Journal Publications:

Job Loss, Credit and Crime in Colombia (with Carlos Medina, Anant Nyshadham, Christian Posso and Jorge Tamayo) American Economic Review: Insights vol 3(1), p 97-114, March 2021

We investigate the effects of job displacement, as a result of mass-layoffs, on criminal arrests using a novel matched employer-employee-crime dataset from Medellín, Colombia. Job displacement leads to immediate and persistent earnings losses, and higher probability of arrest for both the displaced worker and family members. Effects are pronounced for young men for whom opportunities in criminal enterprises are prevalent. Leveraging a banking policy-reform, we find that greater access to credit attenuates the criminal response to job loss. Additional results on heterogeneity and types of crime are also consistent with economic incentives contributing to criminal participation decisions.

Recruitment of Foreigners in the Market for Computer Scientists in the US (with John Bound, Breno Braga and Joe Golden) - Journal of Labor Economics, vol 33, part 2, July 2015, p S187-S233

We present and calibrate a dynamic model that characterizes the labor market for computer scientists. In our model, firms can recruit computer scientists from recently graduated college students, from STEM workers working in other occupations, or from a pool of foreign talent. Counterfactual simulations suggest that wages for computer scientists would have been 2.8%–3.8% higher and the number of Americans employed as computer scientists 7.0%– 13.6% higher in 2004 if firms could not hire more foreigners than they could in 1994. In contrast, total computer science employment would have been 3.8%–9.0% lower and consequently output smaller.

Book Chapters and Other Publications:

Fewer Jobs or Smaller Paychecks? Aggregate Crisis Impacts in Selected Middle-income Countries (with David Newhouse and Pierella Paci) chapter in "Working through the Crisis: Jobs and Policies in Developing Countries during the Great Recession" December 2013. IZA Working Paper Version

This paper reviews evidence from 44 middle income countries on how the recent financial crisis affected jobs and workers’ income. In addition to providing a rare assessment of the magnitude of the impact across several middle-income countries, the paper describes how labor markets adjusted and how the adjustments varied for different types of countries. The main finding is that the crisis affected the quality of employment more than the number of jobs. Overall, the slow-down in earning growth was considerably higher than that in employment, and the decline in GDP was associated with a sharp decline in output per worker, particularly in the industrial sector. In several counties, hours per worker declined and hourly wages changed little. But both the magnitude and nature of the adjustments varied considerably across countries. For a given drop in GDP, earnings declined more in countries with larger manufacturing sectors, smaller export sectors, and more stringent labor market regulations. In addition, overall employment became more sensitive to GDP growth. These findings have implications that go beyond the recent financial crisis as they highlight (i) the limitations of focusing policies responses on maintaining jobs and providing alternative employment or replacement income for the unemployed and (ii) the critical role of fast-track data systems, capable of monitoring ongoing labor market adjustment during economic downturns, in supporting the design of effective policy responses.

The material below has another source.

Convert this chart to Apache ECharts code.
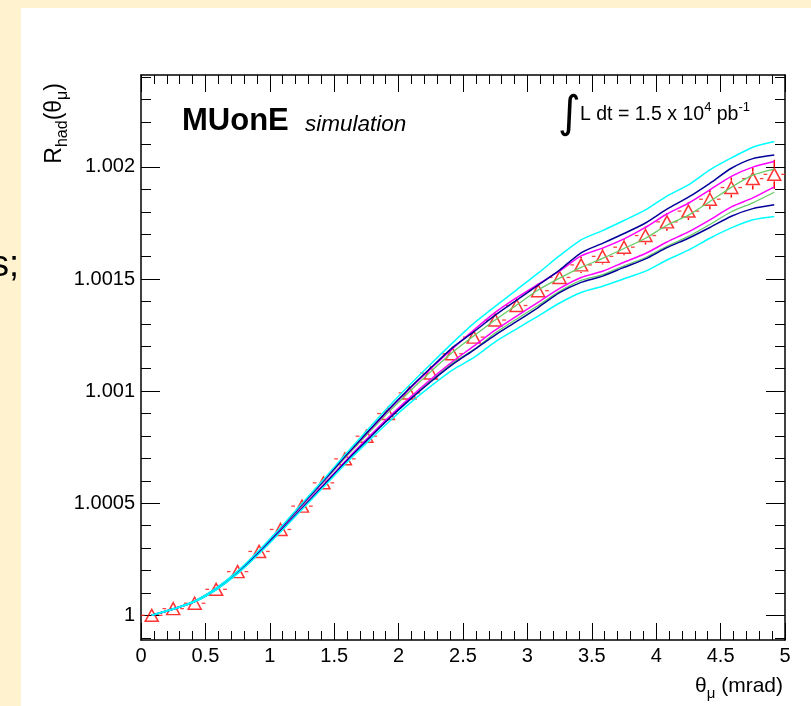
<!DOCTYPE html>
<html><head><meta charset="utf-8">
<script src="https://cdn.jsdelivr.net/npm/echarts@6/dist/echarts.min.js"></script>
<style>html,body{margin:0;padding:0;background:#fff3cf}#c{width:811px;height:706px}</style>
</head><body><div id="c"></div>
<script>
// ---------------- data ----------------
const binCenters = [0.0833,0.25,0.4167,0.5833,0.75,0.9167,1.0833,1.25,1.4167,1.5833,1.75,1.9167,2.0833,2.25,2.4167,2.5833,2.75,2.9167,3.0833,3.25,3.4167,3.5833,3.75,3.9167,4.0833,4.25,4.4167,4.5833,4.75,4.9167];
const binHalfWidth = 0.0833;
const markerValues = [1.000000,1.000030,1.000054,1.000116,1.000195,1.000285,1.000383,1.000487,1.000591,1.000698,1.000799,1.000900,1.000992,1.001081,1.001167,1.001241,1.001317,1.001382,1.001448,1.001507,1.001563,1.001601,1.001642,1.001694,1.001755,1.001803,1.001856,1.001908,1.001948,1.001967];
const markerErrors = [0.000002,0.000002,0.000003,0.000003,0.000004,0.000005,0.000006,0.000007,0.000008,0.000009,0.000010,0.000012,0.000014,0.000016,0.000018,0.000022,0.000027,0.000027,0.000031,0.000031,0.000036,0.000036,0.000036,0.000040,0.000040,0.000040,0.000045,0.000045,0.000049,0.000065];
const cyanUp    = [1.000000,1.000029,1.000064,1.000121,1.000197,1.000290,1.000392,1.000499,1.000606,1.000716,1.000822,1.000927,1.001026,1.001121,1.001214,1.001302,1.001378,1.001452,1.001526,1.001604,1.001675,1.001716,1.001761,1.001808,1.001870,1.001920,1.001987,1.002040,1.002088,1.002113];
const navyUp    = [1.000000,1.000029,1.000063,1.000120,1.000195,1.000287,1.000388,1.000494,1.000600,1.000708,1.000812,1.000915,1.001012,1.001104,1.001193,1.001264,1.001339,1.001406,1.001473,1.001540,1.001617,1.001659,1.001703,1.001750,1.001812,1.001865,1.001927,1.001994,1.002037,1.002053];
const magentaUp = [1.000000,1.000028,1.000063,1.000120,1.000194,1.000286,1.000388,1.000493,1.000598,1.000707,1.000810,1.000912,1.001008,1.001100,1.001188,1.001272,1.001351,1.001417,1.001477,1.001536,1.001603,1.001638,1.001679,1.001730,1.001790,1.001838,1.001898,1.001958,1.001999,1.002024];
const greenUp   = [1.000000,1.000028,1.000062,1.000119,1.000193,1.000284,1.000385,1.000489,1.000594,1.000701,1.000803,1.000903,1.000997,1.001087,1.001172,1.001246,1.001317,1.001384,1.001451,1.001504,1.001552,1.001592,1.001636,1.001682,1.001740,1.001785,1.001846,1.001909,1.001963,1.001990];
const magentaLo = [1.000000,1.000028,1.000061,1.000116,1.000189,1.000279,1.000378,1.000480,1.000582,1.000686,1.000785,1.000880,1.000969,1.001053,1.001131,1.001201,1.001272,1.001335,1.001396,1.001458,1.001507,1.001535,1.001575,1.001614,1.001665,1.001710,1.001764,1.001822,1.001862,1.001911];
const greenLo   = [1.000000,1.000027,1.000061,1.000116,1.000189,1.000279,1.000377,1.000479,1.000581,1.000684,1.000781,1.000876,1.000965,1.001047,1.001125,1.001185,1.001259,1.001322,1.001382,1.001445,1.001494,1.001520,1.001559,1.001596,1.001646,1.001690,1.001743,1.001800,1.001840,1.001887];
const navyLo    = [1.000000,1.000027,1.000061,1.000115,1.000188,1.000278,1.000376,1.000477,1.000579,1.000681,1.000778,1.000872,1.000960,1.001042,1.001118,1.001183,1.001250,1.001311,1.001373,1.001439,1.001485,1.001513,1.001552,1.001590,1.001640,1.001682,1.001730,1.001780,1.001814,1.001831];
const cyanLo    = [1.000000,1.000027,1.000060,1.000114,1.000186,1.000275,1.000372,1.000472,1.000572,1.000673,1.000768,1.000859,1.000944,1.001022,1.001094,1.001149,1.001220,1.001278,1.001335,1.001393,1.001440,1.001468,1.001501,1.001535,1.001585,1.001629,1.001682,1.001728,1.001764,1.001779];
const xTickValues = [0,0.5,1,1.5,2,2.5,3,3.5,4,4.5,5];
const xTickLabels = ['0','0.5','1','1.5','2','2.5','3','3.5','4','4.5','5'];
const yTickValues = [1,1.0005,1.001,1.0015,1.002];
const yTickLabels = ['1','1.0005','1.001','1.0015','1.002'];
const yMinorTicks = [0.9999,1.0000,1.0001,1.0002,1.0003,1.0004,1.0005,1.0006,1.0007,1.0008,1.0009,1.0010,1.0011,1.0012,1.0013,1.0014,1.0015,1.0016,1.0017,1.0018,1.0019,1.0020,1.0021,1.0022,1.0023,1.0024];
const xRange = [0,5];
const yRange = [0.99989,1.00241];

// ---------------- chart ----------------
const FONT = '"Liberation Sans", Arial, Helvetica, sans-serif';
const chart = echarts.init(document.getElementById('c'), null, {renderer:'canvas'});
const black = '#000';
function xAxisDef(pos, showLabel){
  return {type:'value', position:pos, min:xRange[0], max:xRange[1], interval:0.5,
    axisLine:{show:true, onZero:false, lineStyle:{color:black, width:1.5}},
    axisTick:{show:true, inside:true, length:17, lineStyle:{color:black, width:1}},
    minorTick:{show:true, splitNumber:5, length:9, lineStyle:{color:black, width:1}},
    splitLine:{show:false}, minorSplitLine:{show:false},
    axisLabel:{show:showLabel, color:black, fontSize:20, fontFamily:FONT, margin:6,
      formatter:v=>{const i=xTickValues.findIndex(t=>Math.abs(t-v)<1e-6);return i>=0?xTickLabels[i]:'';}}};
}
function yAxisDef(pos, major, showLabel){
  const vals = major ? yTickValues : yMinorTicks;
  return {type:'value', position:pos, min:yRange[0], max:yRange[1],
    axisLine:{show:major, onZero:false, lineStyle:{color:black, width:1.5}},
    axisTick:{show:true, inside:true, length:major?19:10, customValues:vals, lineStyle:{color:black, width:1}},
    splitLine:{show:false},
    axisLabel:{show:showLabel, customValues:yTickValues, color:black, fontSize:20, fontFamily:FONT, margin:6,
      formatter:v=>{const i=yTickValues.findIndex(t=>Math.abs(t-v)<1e-7);return i>=0?yTickLabels[i]:'';}}};
}
const zip = arr => binCenters.map((x,i)=>[x,arr[i]]);
function lineSeries(name, arr, color, w){
  return {name, type:'line', data:zip(arr), smooth:0.25, showSymbol:false, symbol:'none',
    lineStyle:{color, width:w}, silent:true, z:5, xAxisIndex:0, yAxisIndex:0};
}
const errData = binCenters.map((x,i)=>[x, markerValues[i], markerErrors[i]]);
const option = {
  animation:false,
  backgroundColor:'#fff3cf',
  grid:{left:141, top:75, right:26, bottom:66, show:false},
  xAxis:[xAxisDef('bottom', true), xAxisDef('top', false)],
  yAxis:[yAxisDef('left', true, true), yAxisDef('left', false, false), yAxisDef('right', true, false), yAxisDef('right', false, false)],
  graphic:[
    {type:'rect', shape:{x:21, y:8, width:800, height:710}, style:{fill:'#fff'}, z:-100, silent:true},
    {type:'text', x:19, y:266, style:{text:'s;', fill:black, font:'36px '+FONT, align:'right', verticalAlign:'middle'}, silent:true},
    {type:'text', x:182, y:121, style:{text:'MUonE', fill:black, font:'bold 31px '+FONT, align:'left', verticalAlign:'middle'}, silent:true},
    {type:'text', x:305, y:125, style:{text:'simulation', fill:black, font:'italic 22.5px '+FONT, align:'left', verticalAlign:'middle'}, silent:true},
    {type:'text', x:558, y:116, style:{text:'∫', fill:black, font:'44px "DejaVu Sans"', align:'left', verticalAlign:'middle'}, silent:true},
    {type:'text', x:580, y:115, style:{text:'{n|L dt = 1.5 x 10}{p|4}{n| pb}{p|-1}', fill:black, align:'left', verticalAlign:'middle',
      rich:{n:{fontSize:19.5, fontFamily:FONT, fill:black}, p:{fontSize:13, fontFamily:FONT, fill:black, padding:[0,0,16,0]}}}, silent:true},
    {type:'text', x:783, y:686, style:{text:'{n|θ}{s|μ}{n| (mrad)}', fill:black, align:'right', verticalAlign:'middle',
      rich:{n:{fontSize:21, fontFamily:FONT, fill:black}, s:{fontSize:15, fontFamily:FONT, fill:black, padding:[15,0,0,0]}}}, silent:true},
    {type:'text', x:55, y:83, rotation:Math.PI/2, style:{text:'{n|R}{s|had}{n|(θ}{s|μ}{n|)}', fill:black, align:'right', verticalAlign:'middle',
      rich:{n:{fontSize:23, fontFamily:FONT, fill:black}, s:{fontSize:16, fontFamily:FONT, fill:black, padding:[15,0,0,0]}}}, silent:true}
  ],
  series:[
    {type:'custom', name:'errors', data:errData, xAxisIndex:0, yAxisIndex:0, z:3, silent:true,
      renderItem:(params, api)=>{
        const x=api.value(0), y=api.value(1), e=api.value(2);
        const c=api.coord([x,y]), l=api.coord([x-binHalfWidth,y]), r=api.coord([x+binHalfWidth,y]);
        const t=api.coord([x,y+e]), b=api.coord([x,y-e]);
        const g=7, ch=[];
        const st={stroke:'#ff2020', lineWidth:1.3, opacity:0.85};
        ch.push({type:'line', shape:{x1:l[0], y1:c[1], x2:c[0]-g, y2:c[1]}, style:st});
        ch.push({type:'line', shape:{x1:c[0]+g, y1:c[1], x2:r[0], y2:c[1]}, style:st});
        if (t[1] < c[1]-g) ch.push({type:'line', shape:{x1:c[0], y1:t[1], x2:c[0], y2:c[1]-g}, style:{stroke:'#ff0000', lineWidth:1.5}});
        if (b[1] > c[1]+g) ch.push({type:'line', shape:{x1:c[0], y1:c[1]+g, x2:c[0], y2:b[1]}, style:{stroke:'#ff0000', lineWidth:1.5}});
        return {type:'group', children:ch};
      }},
    {type:'scatter', name:'markers', data:zip(markerValues), symbol:'triangle', symbolSize:[13,12], z:4, silent:true,
      itemStyle:{color:'rgba(255,255,255,0)', borderColor:'#ff0000', borderWidth:1.5}},
    lineSeries('greenLo', greenLo, '#66cc66', 1.3),
    lineSeries('greenUp', greenUp, '#66cc66', 1.3),
    lineSeries('magentaLo', magentaLo, '#ff00ff', 1.5),
    lineSeries('magentaUp', magentaUp, '#ff00ff', 1.5),
    lineSeries('navyLo', navyLo, '#000099', 1.5),
    lineSeries('navyUp', navyUp, '#000099', 1.5),
    lineSeries('cyanLo', cyanLo, '#00ffff', 1.5),
    lineSeries('cyanUp', cyanUp, '#00ffff', 1.5)
  ]
};
chart.setOption(option);
</script></body></html>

Economists have identified product entry and exit as a primary channel through which innovation impacts economic growth. In this paper, we document how high-skill immigration affects product reallocation (entry and exit) at the firm level. Using data on H-1B Labor Condition Applications (LCAs) matched to retail scanner data on products and Compustat data on firm characteristics, we find that H-1B certification is associated with higher product reallocation and revenue growth. A ten percent increase in the share of H-1B workers is associated with a two percent increase in product reallocation rates – our measure of innovation. These results shed light on the economic consequences of innovation by high-skill immigrant to the United States.